I wonder if the “majority of The Stranger’s readership” who picks up the newspaper (if, in fact that is the majority of The Stranger’s readership of the actual articles. Per this conversation, it doesn’t seem like it) would be more interested in reading how Amelia Reeber’s movement was like an office chair suspended with one wheel touching the floor, turning over and back in on itself, (what I thought of the last section of this is a forgery) than that she was “frolicking like a Greek nymph.” Or, perhaps focusing the unbearably fast movements of her fingers instead of what she’s wearing (for the fourth time).
Sure, give the show an honest review (admittedly hard to do in two paragraphs, and no, Kiley’s review of Glimmer, though I haven’t seen it, was not that bad) but it didn’t take the opportunity to focus on the movement, (what the dance is made of, after all). I only see this continuing to reduce the art form that’s already lumped in the theater section, and doesn’t have regular dance reviews in a city which, according to discussion at The Vancouver Problem panel, is known, if anything, for its dance.
If Kiley is going to continue covering dance for The Stranger, I mainly suggest he start looking at the movement of the piece, “open himself up to a visceral, unmediated response to what he’s seeing” so that the audience might have the hope of doing the same, and go from there. If not, I’d be happy to do it.
Graves herself called for better art criticism in Seattle, and I don’t see how that can stop at dance. I’m glad this conversation is happening. Thanks, Stranger, for letting KT (and dance) speak, and let’s hear way more of it. I’ll wait for “Seattle’s Only Newspaper” to first make a Dance tab and then put it on the same level as the Theater one (like The Times) and I’ll wait for more interesting movement reviews from both. I’ll also be busy writing my own, so as not to be a hypocrite.

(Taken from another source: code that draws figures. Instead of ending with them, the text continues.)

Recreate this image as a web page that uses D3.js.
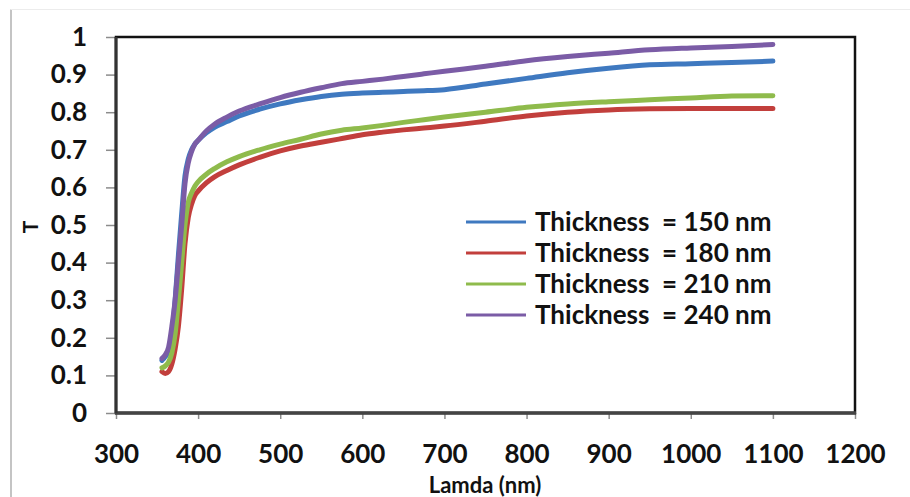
<!DOCTYPE html>
<html>
<head>
<meta charset="utf-8">
<script src="https://cdn.jsdelivr.net/npm/d3@7"></script>
<style>
  html, body { margin: 0; padding: 0; background: #fff; }
  svg { display: block; font-family: Lato, "Noto Sans", sans-serif; font-weight: 700; }
  .legend text { white-space: pre; }
</style>
</head>
<body>
<svg id="chart" width="910" height="497"></svg>
<script>
// Wavelength samples (nm)
const lambda = [356, 360, 364, 368, 372, 376, 380, 384, 388, 392, 396, 400, 410, 420, 435, 450,
  475, 500, 525, 550, 575, 600, 625, 650, 675, 700, 750, 800, 850, 900, 950, 1000, 1050, 1100];

// Transmittance for each film thickness
const t150 = [0.14, 0.15, 0.165, 0.21, 0.30, 0.42, 0.53, 0.63, 0.675, 0.70, 0.715, 0.725, 0.745, 0.76, 0.775, 0.79,
  0.808, 0.822, 0.833, 0.842, 0.848, 0.851, 0.853, 0.855, 0.857, 0.860, 0.875, 0.89, 0.905, 0.917, 0.926, 0.929, 0.932, 0.936];
const t180 = [0.11, 0.105, 0.11, 0.13, 0.17, 0.23, 0.33, 0.45, 0.52, 0.555, 0.578, 0.59, 0.612, 0.628, 0.645, 0.66,
  0.68, 0.697, 0.71, 0.72, 0.73, 0.74, 0.747, 0.753, 0.758, 0.763, 0.776, 0.79, 0.80, 0.806, 0.809, 0.81, 0.81, 0.81];
const t210 = [0.12, 0.125, 0.135, 0.16, 0.21, 0.30, 0.40, 0.50, 0.56, 0.585, 0.603, 0.615, 0.635, 0.65, 0.668, 0.682,
  0.70, 0.715, 0.728, 0.742, 0.752, 0.758, 0.765, 0.773, 0.78, 0.787, 0.80, 0.813, 0.822, 0.828, 0.833, 0.838, 0.843, 0.844];
const t240 = [0.145, 0.155, 0.175, 0.23, 0.30, 0.40, 0.50, 0.61, 0.665, 0.695, 0.715, 0.725, 0.75, 0.768, 0.787, 0.803,
  0.822, 0.839, 0.853, 0.865, 0.876, 0.882, 0.888, 0.895, 0.902, 0.909, 0.922, 0.937, 0.948, 0.957, 0.966, 0.971, 0.975, 0.98];

const seriesNames = ["Thickness  = 150 nm", "Thickness  = 180 nm", "Thickness  = 210 nm", "Thickness  = 240 nm"];
const seriesValues = [t150, t180, t210, t240];
const seriesColors = ["#3f79c0", "#c23f3c", "#8fbb4c", "#7b5ca6"];

const xTicks = [300, 400, 500, 600, 700, 800, 900, 1000, 1100, 1200];
const yTicks = [0, 0.1, 0.2, 0.3, 0.4, 0.5, 0.6, 0.7, 0.8, 0.9, 1];
const yTickLabels = ["0", "0.1", "0.2", "0.3", "0.4", "0.5", "0.6", "0.7", "0.8", "0.9", "1"];

const svg = d3.select("#chart");
const plot = { left: 116, top: 37, right: 855, bottom: 413 };

const x = d3.scaleLinear().domain([300, 1200]).range([plot.left, plot.right]);
const y = d3.scaleLinear().domain([0, 1]).range([plot.bottom, plot.top]);

// outer chart-area border (left and top edges visible)
svg.append("line").attr("x1", 11).attr("x2", 11).attr("y1", 9.5).attr("y2", 497)
  .attr("stroke", "#c4c4c4").attr("stroke-width", 2);
svg.append("line").attr("x1", 11).attr("x2", 910).attr("y1", 9.5).attr("y2", 9.5)
  .attr("stroke", "#ececec").attr("stroke-width", 1);

// y axis
const yAxis = svg.append("g")
  .attr("transform", `translate(${plot.left},0)`)
  .call(d3.axisLeft(y).tickValues(yTicks).tickSize(10).tickPadding(19)
    .tickFormat((d, i) => yTickLabels[i]));
yAxis.select(".domain").remove();
yAxis.selectAll(".tick line").attr("stroke", "#8c8c8c").attr("stroke-width", 1.5);
yAxis.selectAll(".tick text").attr("font-size", 26).attr("font-family", "Lato").attr("font-weight", 700).attr("fill", "#111");

// x axis
const xAxis = svg.append("g")
  .attr("transform", `translate(0,${plot.bottom})`)
  .call(d3.axisBottom(x).tickValues(xTicks).tickSize(6).tickPadding(26).tickFormat(d3.format("d")));
xAxis.select(".domain").remove();
xAxis.selectAll(".tick line").attr("stroke", "#8c8c8c").attr("stroke-width", 1.5);
xAxis.selectAll(".tick text").attr("font-size", 26).attr("font-family", "Lato").attr("font-weight", 700).attr("fill", "#111");

// plot area frame
svg.append("rect")
  .attr("x", plot.left).attr("y", plot.top)
  .attr("width", plot.right - plot.left).attr("height", plot.bottom - plot.top)
  .attr("fill", "none").attr("stroke", "#111").attr("stroke-width", 2.5);
svg.append("line").attr("x1", plot.left - 1).attr("x2", plot.right + 1)
  .attr("y1", plot.bottom).attr("y2", plot.bottom)
  .attr("stroke", "#444").attr("stroke-width", 3.5);
svg.append("line").attr("x1", plot.left).attr("x2", plot.left)
  .attr("y1", plot.top).attr("y2", plot.bottom)
  .attr("stroke", "#333").attr("stroke-width", 3);

// transmittance curves
const line = d3.line()
  .x((d, i) => x(lambda[i]))
  .y(d => y(d))
  .curve(d3.curveMonotoneX);

svg.append("g").selectAll("path")
  .data(seriesValues)
  .join("path")
  .attr("d", d => line(d))
  .attr("fill", "none")
  .attr("stroke", (d, i) => seriesColors[i])
  .attr("stroke-width", 5)
  .attr("stroke-linejoin", "round")
  .attr("stroke-linecap", "round");

// axis titles
svg.append("text")
  .attr("x", 485).attr("y", 493)
  .attr("text-anchor", "middle")
  .attr("font-size", 22).attr("fill", "#111")
  .text("Lamda (nm)");

svg.append("text")
  .attr("transform", "translate(38,227) rotate(-90)")
  .attr("text-anchor", "middle")
  .attr("font-size", 21).attr("fill", "#111")
  .text("T");

// legend
const legend = svg.append("g").attr("class", "legend");
const rowY = d3.scalePoint().domain(d3.range(seriesNames.length)).range([222, 315]);
const rows = legend.selectAll("g").data(seriesNames).join("g")
  .attr("transform", (d, i) => `translate(0,${rowY(i)})`);
rows.append("line")
  .attr("x1", 466).attr("x2", 526).attr("y1", 0).attr("y2", 0)
  .attr("stroke", (d, i) => seriesColors[i]).attr("stroke-width", 3);
rows.append("text")
  .attr("x", 535).attr("y", 0).attr("dy", "0.36em")
  .attr("font-size", 26).attr("fill", "#111")
  .text(d => d);
</script>
</body>
</html>
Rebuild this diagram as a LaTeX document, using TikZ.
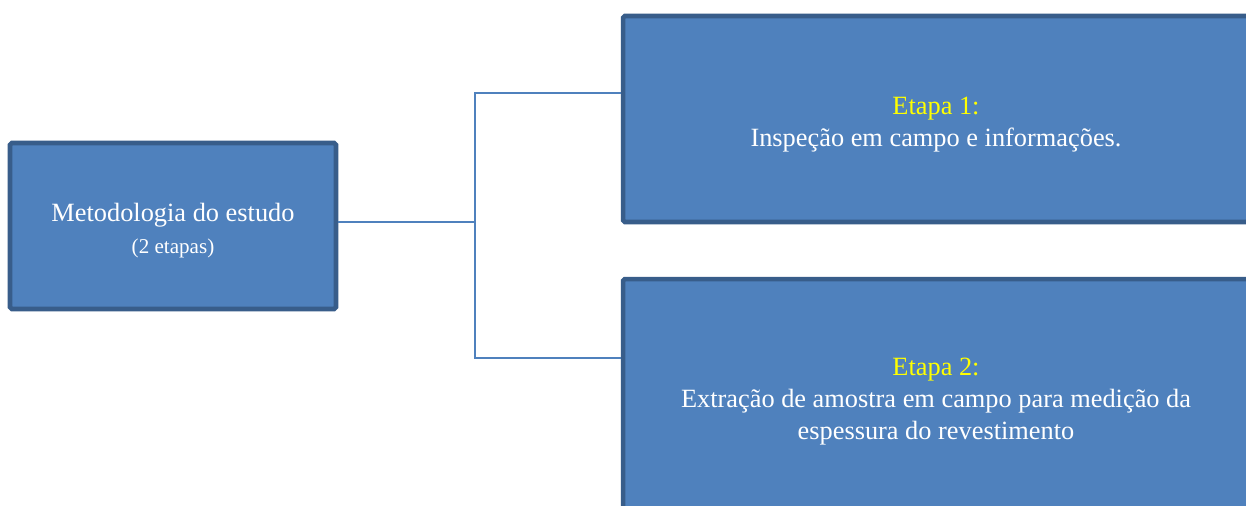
\documentclass[tikz,border=0pt]{standalone}
\usepackage{fontspec}
\setmainfont{Liberation Serif}
\usepackage{tikz}
\usetikzlibrary{positioning,calc}
\definecolor{boxfill}{HTML}{4F81BD}
\definecolor{boxline}{HTML}{385D8A}
\definecolor{etapa}{HTML}{FFFF00}

\begin{document}
\begin{tikzpicture}[x=0.02cm,y=-0.02cm,
    caixa/.style={draw=boxline,fill=boxfill,line width=2.6pt,rounded corners=1pt,
      text=white,align=center,inner sep=0pt,font=\fontsize{15}{18}\selectfont},
    ligacao/.style={draw=boxfill,line width=0.9pt}]
  \clip (0,0) rectangle (1246,505);
  \fill[white] (0,0) rectangle (1246,505);
  \node[caixa,minimum width=6.52cm,minimum height=3.32cm] (metodo) at (173,226)
    {\rule{0pt}{15.5pt}Metodologia do estudo\\{\fontsize{12}{14}\selectfont (2 etapas)}};
  \node[caixa,minimum width=12.52cm,minimum height=4.12cm] (etapa1) at (936,119)
    {\rule{0pt}{16pt}{\color{etapa}Etapa 1:}\\Inspeção em campo e informações.};
  \node[caixa,minimum width=12.52cm,minimum height=4.72cm] (etapa2) at (936,397)
    {\rule{0pt}{15pt}{\color{etapa}Etapa 2:}\\Extração de amostra em campo para medição da\\espessura do revestimento};
  \coordinate (fork) at (475,222);
  \coordinate (ramo1) at (475,93);
  \coordinate (ramo2) at (475,358);
  \draw[ligacao] (fork -| metodo.east) -- (fork);
  \draw[ligacao] (ramo1 -| etapa1.west) -- (ramo1) -- (ramo2) -- (ramo2 -| etapa2.west);
\end{tikzpicture}
\end{document}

[I’m going to see crushed, part of SCUBA on Saturday. Brendan, let’s see it, and talk!]
The most important letter you received this year. Your paper has been suffering from ignorance for far too long. While I appreciate that you probably don’t pay your staff all that well, at least not as much as they should be getting paid, like KT I expect you to do your jobs and do it well. I’ll continue to hold you to a higher standard than you seem to hold yourselves to.In the meantime I’ll just assume you’re a bunch of hacks.
Honestly, I don’t know why the Stranger continues to employ Brendan Kiley. I’ve seen so many hatchet jobs that feel personal instead of grounded in artmaking.
I don’t read the stranger because there’s never really anything worth reading. The writing is boring and the reviews are inept, almost universally. I just came to see what resulted of KT’s statement; it was pretty much as I expected, with stranger apologists reducing KT to “lol u suk”. Par for the course these days…
I was “blown away” the other day randomly finding myself at “On The Boards” watching Aiko Kinoshita. She made me feel scared and embarrassed. All in a dance show?! Beautifully so. A new door opened. If only I was younger and could become a dancer, but I’ll try anyway. And now I’m hooked for life. I know my post is off topic. TY KT and Aiko.